Our inquiry is guided by the Supreme Court's instruction that "policymakers" and "confidential" employees may permissibly be terminated without offending the aegis of the First Amendment. Whether a particular employee's position brings him within the ambit of those labels focuses upon "whether the hiring authority can demonstrate that party affiliation is an appropriate requirement for the effective performance of the public office involved." Branti v. Finkel, 445 U.S. at 518, 100 S. Ct. at 1294. Rather than affixing labels to jobs, courts pursue a "functional analysis" of the individual's position with an eye to determining whether it is likely that party affiliation could cause plaintiff, a public official, to be ineffective in carrying out his duties and responsibilities. Ness v. Marshall, 660 F.2d 517 at 520 (3d Cir. 1981).
The district attorney shall sign all bills of indictment and conduct in court all criminal and other prosecutions, in the name of the Commonwealth, or, when the Commonwealth is a party, which arise in the county for which he is elected, and perform all the duties which, prior to May 3, 1850, were performed by deputy attorneys general. The duties herein conferred shall be in addition to all other duties given to the said district attorney by other statutes.

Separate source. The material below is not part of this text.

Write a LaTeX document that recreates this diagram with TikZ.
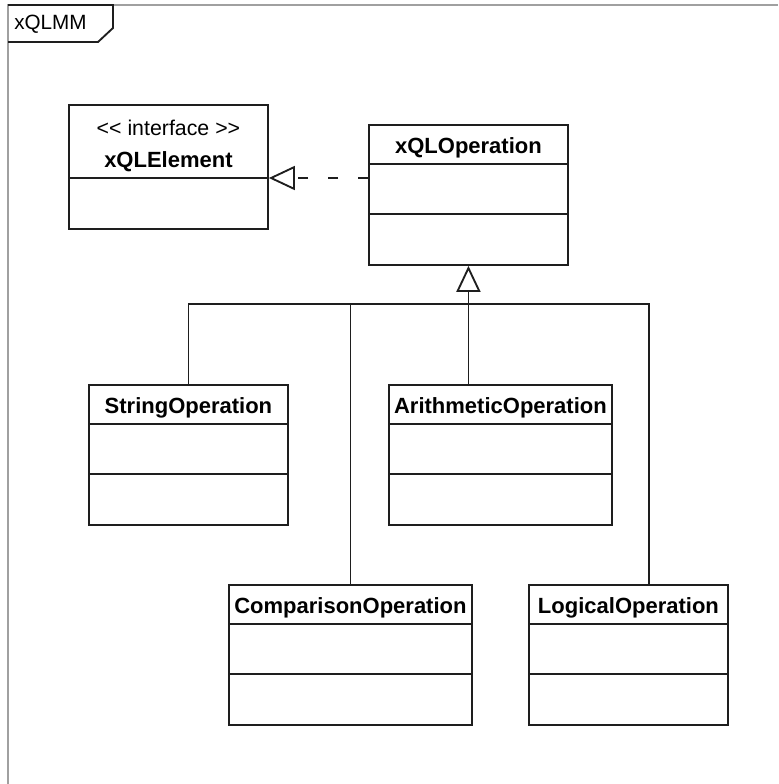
\documentclass[tikz,border=0pt]{standalone}
\usepackage{fontspec}
\setmainfont{Liberation Sans}
\usetikzlibrary{calc,arrows.meta}

\definecolor{framegray}{RGB}{160,160,160}
\definecolor{umlline}{RGB}{30,30,30}

\tikzset{
	umlbox/.style={draw=umlline, line width=1.4pt, anchor=north west, inner sep=0pt, minimum height=105pt},
	umlname/.style={inner sep=0.75pt, font=\fontsize{16.5}{19}\selectfont\bfseries},
	umlstereo/.style={inner sep=0.75pt, font=\fontsize{16}{19}\selectfont},
	umllink/.style={draw=umlline, line width=1.4pt},
	inherit/.style={umllink, -{Triangle[open, length=19.5pt, width=18pt, line width=1.4pt]}},
	realize/.style={inherit, dash pattern=on 7.5pt off 15pt}
}

\begin{document}
\begin{tikzpicture}[x=0.75pt,y=0.75pt,yscale=-1,xscale=1]
		\useasboundingbox (0,0) rectangle (778,784);
		
		% frame
		\draw [framegray, line width=1.5pt] (8,784) -- (8,5) -- (778,5) ;
		\draw [umlline, line width=1.4pt] (8,5) -- (113,5) -- (113,28) -- (98,42) -- (8,42) ;
		\node [umlstereo, font=\fontsize{15.5}{18}\selectfont, anchor=west] (frame-name) at (13,24) {xQLMM};
		
		% classes
		\node [umlbox, minimum width=149.25pt, minimum height=93pt] (xqlelem) at (68,104) {};
		\node [umlbox, minimum width=149.25pt] (xqlop) at (368,124) {};
		\node [umlbox, minimum width=149.25pt] (strop) at (88,384) {};
		\node [umlbox, minimum width=167.25pt] (arithop) at (388,384) {};
		\node [umlbox, minimum width=182.25pt] (compop) at (228,584) {};
		\node [umlbox, minimum width=149.25pt] (logop) at (528,584) {};
		
		% compartments
		\coordinate (elemdiv) at (68,178);
		\draw [umllink] (elemdiv) -- (elemdiv -| xqlelem.east) ;
		\foreach \b in {xqlop,strop,arithop,compop,logop} {
			\draw [umllink] ($(\b.north west)+(0,40)$) -- ($(\b.north east)+(0,40)$) ;
			\draw [umllink] ($(\b.north west)+(0,90)$) -- ($(\b.north east)+(0,90)$) ;
		}
		
		% names
		\node [umlstereo] (xqlelem-stereo) at ($(xqlelem.north)+(0,24)$) {<{}< interface >{}>};
		\node [umlname] (xqlelem-name) at ($(xqlelem.north)+(0,58)$) {xQLElement};
		\node [umlname] (xqlop-name) at ($(xqlop.north)+(0,24)$) {xQLOperation};
		\node [umlname] (strop-name) at ($(strop.north)+(0,24)$) {StringOperation};
		\node [umlname] (arithop-name) at ($(arithop.north)+(0,24)$) {ArithmeticOperation};
		\node [umlname] (compop-name) at ($(compop.north)+(0,24)$) {ComparisonOperation};
		\node [umlname] (logop-name) at ($(logop.north)+(0,24)$) {LogicalOperation};
		
		% realization
		\draw [realize] (xqlop.west |- elemdiv) -- (elemdiv -| xqlelem.east) ;
		
		% generalization
		\coordinate (logjoin) at (649,304);
		\draw [umllink] (strop.north) |- (logjoin) -- (logjoin |- logop.north) ;
		\draw [umllink] (compop.north) -- (compop.north |- logjoin) ;
		\draw [umllink] (xqlop.south |- arithop.north) -- (xqlop.south |- logjoin) ;
		\draw [inherit] (xqlop.south |- logjoin) -- (xqlop.south) ;
		
\end{tikzpicture}
\end{document}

They include the "power-and the duty-to represent the Commonwealth's interests in the enforcement of its criminal laws," Commonwealth ex rel. Specter v. Bauer, 437 Pa. 37, 41, 261 A.2d 573 (1970). The district attorney must be allowed to carry out this "important function without hinderance from any source." Id. at 43, 261 A.2d 573. Moreover, the allocation of scarce resources and the decision to prosecute a particular individual and specific classes of crime requires the reasoned and informed exercise of discretion which is normally entrusted to a prosecutor. United States v. Berrigan, 482 F.2d 171 (3d Cir. 1973).

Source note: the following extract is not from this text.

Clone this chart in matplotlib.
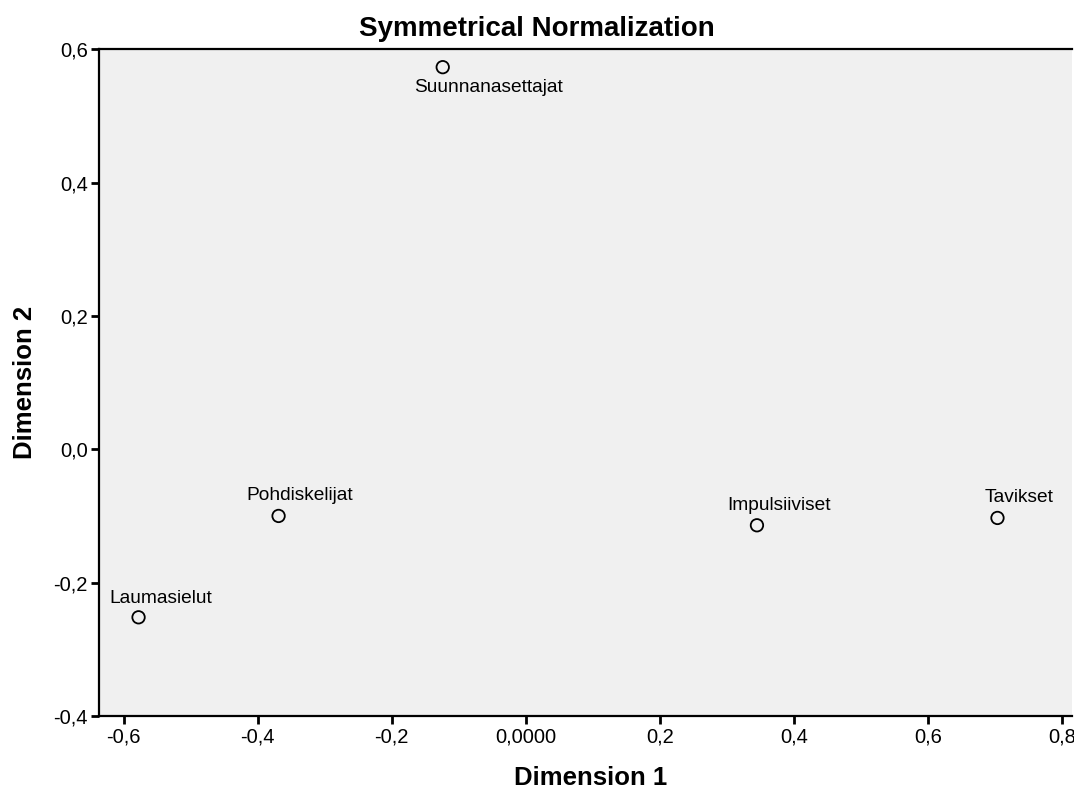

Plaintiff, however, argues that he never possessed the broad powers outlined above. In fact, in his affidavit he attests to the fact that his case assignment consisted solely of prosecuting juveniles, that he never set policy and was involved neither in any discussions regarding the classes of cases which should be prosecuted nor the types of sentences which the office should seek. Plaintiff further states that he never supervised any other employees and that he did not even have his own secretary.

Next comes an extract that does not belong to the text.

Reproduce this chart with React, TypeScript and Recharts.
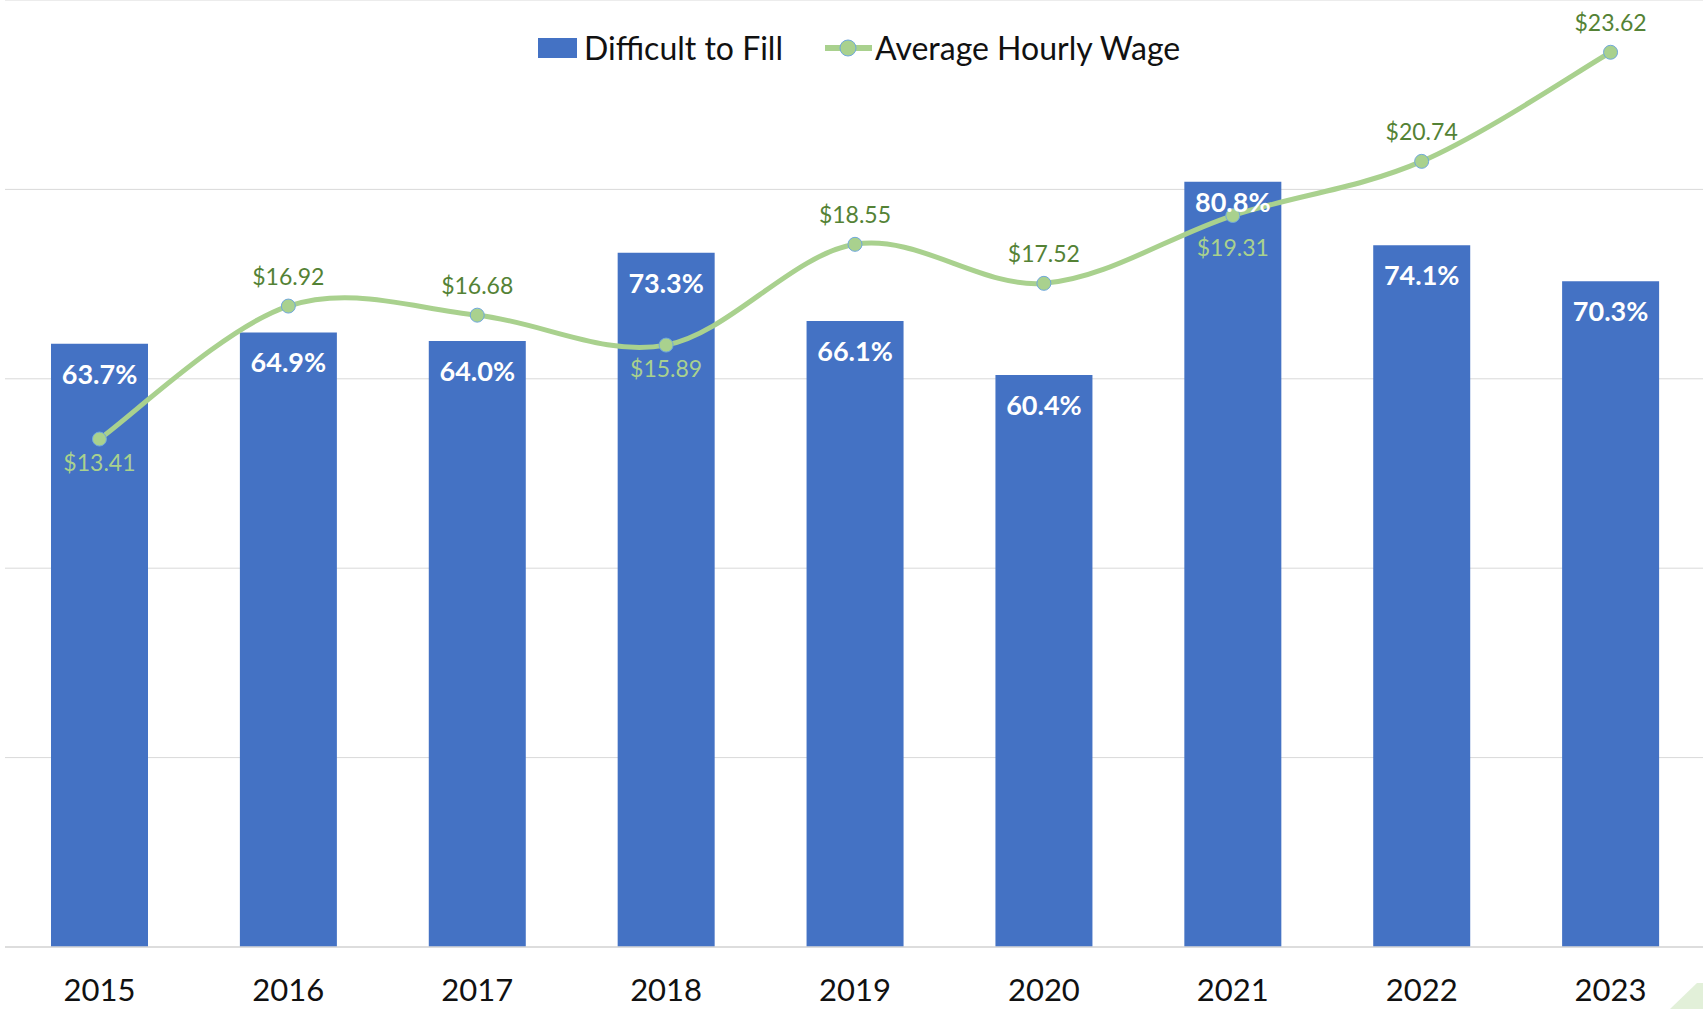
import React from 'react';
import {
  ComposedChart, Bar, Line, XAxis, YAxis, CartesianGrid, Legend, LabelList
} from 'recharts';

// Survey results by year
const years = ['2015', '2016', '2017', '2018', '2019', '2020', '2021', '2022', '2023'];
const difficultToFill = [63.7, 64.9, 64.0, 73.3, 66.1, 60.4, 80.8, 74.1, 70.3];
const avgHourlyWage = [13.41, 16.92, 16.68, 15.89, 18.55, 17.52, 19.31, 20.74, 23.62];
// wage labels that sit under the point (inside the bar)
const wageLabelBelow = ['2015', '2018', '2021'];
const pctTicks = [0, 20, 40, 60, 80];

const data = years.map((year, i) => ({
  year,
  pct: difficultToFill[i],
  wage: avgHourlyWage[i],
}));

const BLUE = '#4472C4';
const GREEN = '#A9D18E';
const DARK_GREEN = '#548235';
const FONT = "Lato, 'Open Sans', sans-serif";

// Excel-style smoothed line (bezier through points, 1/6 tangent)
function excelSmooth(context: any) {
  let pts: number[][] = [];
  return {
    areaStart() {},
    areaEnd() {},
    lineStart() { pts = []; },
    point(x: number, y: number) { pts.push([+x, +y]); },
    lineEnd() {
      if (!pts.length) return;
      context.moveTo(pts[0][0], pts[0][1]);
      for (let i = 0; i < pts.length - 1; i++) {
        const p0 = pts[Math.max(i - 1, 0)];
        const p1 = pts[i];
        const p2 = pts[i + 1];
        const p3 = pts[Math.min(i + 2, pts.length - 1)];
        context.bezierCurveTo(
          p1[0] + (p2[0] - p0[0]) / 6, p1[1] + (p2[1] - p0[1]) / 6,
          p2[0] - (p3[0] - p1[0]) / 6, p2[1] - (p3[1] - p1[1]) / 6,
          p2[0], p2[1]
        );
      }
    },
  };
}

const renderBarLabel = (props: any) => {
  const { x, y, width, value, index } = props;
  const inset = years[index] === '2021' ? 10 : 20;
  return (
    <text
      x={Number(x) + Number(width) / 2}
      y={Number(y) + inset + 20}
      textAnchor="middle"
      fill="#fff"
      fontFamily={FONT}
      fontWeight={700}
      fontSize={27}
    >
      {Number(value).toFixed(1)}%
    </text>
  );
};

const renderWageLabel = (props: any) => {
  const { x, y, value, index } = props;
  const below = wageLabelBelow.includes(years[index]);
  const extra = years[index] === '2021' ? 8 : 0;
  return (
    <text
      x={Number(x)}
      y={below ? Number(y) + 32 + extra : Number(y) - 21}
      textAnchor="middle"
      fill={below ? GREEN : DARK_GREEN}
      fontFamily={FONT}
      fontSize={23}
    >
      ${Number(value).toFixed(2)}
    </text>
  );
};

const renderLegend = () => (
  <div style={{ position: 'relative', height: 90, fontFamily: FONT, fontSize: 32, color: '#111', whiteSpace: 'nowrap' }}>
    <div style={{ position: 'absolute', left: 538, top: 38, width: 39, height: 20, background: BLUE }} />
    <div style={{ position: 'absolute', left: 584, top: 30, lineHeight: '36px' }}>Difficult to Fill</div>
    <svg style={{ position: 'absolute', left: 822, top: 38 }} width={52} height={20}>
      <line x1={3} y1={10} x2={50} y2={10} stroke={GREEN} strokeWidth={6} />
      <circle cx={26} cy={10} r={8} fill={GREEN} stroke="#6FA8DC" strokeWidth={1} />
    </svg>
    <div style={{ position: 'absolute', left: 875, top: 30, lineHeight: '36px' }}>Average Hourly Wage</div>
  </div>
);

export default function App() {
  return (
    <div style={{ position: 'absolute', left: 0, top: 0, width: 1703, height: 1009, overflow: 'hidden', background: '#fff' }}>
      <ComposedChart width={1705} height={1009} data={data} margin={{ top: 0, right: 0, left: 5, bottom: 0 }}>
        <CartesianGrid vertical={false} stroke="#D9D9D9" yAxisId="left" />
        <XAxis
          dataKey="year"
          height={62}
          axisLine={{ stroke: '#D9D9D9', strokeWidth: 1.5 }}
          tickLine={false}
          tickSize={0}
          tickMargin={32}
          tick={{ fontFamily: FONT, fontSize: 31, fill: '#111' }}
        />
        <YAxis yAxisId="left" hide domain={[0, 100]} ticks={pctTicks} />
        <YAxis yAxisId="right" orientation="right" hide domain={[0, 25]} />
        <Legend
          verticalAlign="middle"
          layout="horizontal"
          wrapperStyle={{ top: 0, left: 0, width: 1703 }}
          content={renderLegend}
        />
        <Bar yAxisId="left" dataKey="pct" name="Difficult to Fill" fill={BLUE} barSize={97} isAnimationActive={false}>
          <LabelList dataKey="pct" content={renderBarLabel} />
        </Bar>
        <Line
          yAxisId="right"
          dataKey="wage"
          name="Average Hourly Wage"
          type={excelSmooth as any}
          stroke={GREEN}
          strokeWidth={5}
          dot={{ r: 7, fill: GREEN, stroke: '#6FA8DC', strokeWidth: 1 }}
          activeDot={false}
          isAnimationActive={false}
        >
          <LabelList dataKey="wage" content={renderWageLabel} />
        </Line>
      </ComposedChart>
      <svg style={{ position: 'absolute', left: 1660, top: 975 }} width={43} height={34}>
        <polygon points="10,34 37,8 43,8 43,34" fill="#E2F0D9" />
      </svg>
    </div>
  );
}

Plaintiff's attempt to narrowly define his employment function so as to exclude any policymaking/confidential position fails since the relevant inquiry focuses on the function of the "public office" involved, Branti v. Finkel, 445 U.S. at 518, 100 S. Ct. at 1294, not the function of the particular employee occupying the office. As the Third Circuit recently noted, the allegation that "plaintiff's role in his public office may in fact have been highly constricted does not affect (the court's) conclusion." So long as applicable statutes, regulations and case law "contemplate" that the public officer "might" be relied upon to render legal advice implementing policy, the official is not protected by Elrod and Branti. Ness v. Marshall, 660 F.2d at 522. The reasons for this are clear: future office holders, here district attorneys, may well choose to allocate office assignments in a manner inconsistent with their predecessors. They should not be bound by the restrictive functions and office assignments which antedate their tenure. Restricting a district attorney's ability to fire only those who actually performed policymaking functions would permit an outgoing district attorney to apparently dissect various office functions and exclude favored assistants from participating in "policymaking" assignments. By so doing, he could immunize those assistants from being fired and thereby "force" his old staff on the incoming district attorney. The "holdover" staff would, perhaps, retain their primary loyalty for the former boss. This would place the new district attorney in the untenable position of assigning sensitive policymaking roles to assistants in whom he does not repose sufficient trust and who do not share his desire to see his policies succeed. The law does not demand such an unjust and illogical result.
Defendants also move for summary judgment on plaintiff's claim under 42 U.S.C. § 1985(3). That section requires that plaintiff allege some "racial or perhaps otherwise class-based, invidiously discriminatory animus behind the co-conspirator's action." Griffin v. Breckenridge, 403 U.S. 88, 102, 91 S. Ct. 1790, 1798, 29 L. Ed. 2d 338 (1971). Plaintiff has failed to do so and has failed to articulate any facts to support a class-based animus claim. Hence, we grant defendants' motion as to all § 1985(3) claims.
Adjudication of the two claims involves different facts, different issues and different witnesses. The state claim revolves around the existence of a partnership agreement between plaintiff and his partner, defendants' conduct to vitiate it and proof that impermissible conduct by defendants caused the asserted breach. The federal claim, on the other hand, centers on plaintiff's position as an assistant district attorney and is tested against the Elrod and Branti standard which considers defendants' motive for firing plaintiff. Hence, in the exercise of our "broad discretionary powers", Lentino v. Fringe Employee Plans, Inc., 611 F.2d 474, 478, (3d Cir. 1979), we determine that judicial economy, convenience and fairness will be better served by our declining to exercise jurisdiction over the state claim. Sparks v. Hershey, 661 F.2d 30 at 34 (3d Cir. 1981). An appropriate order will issue.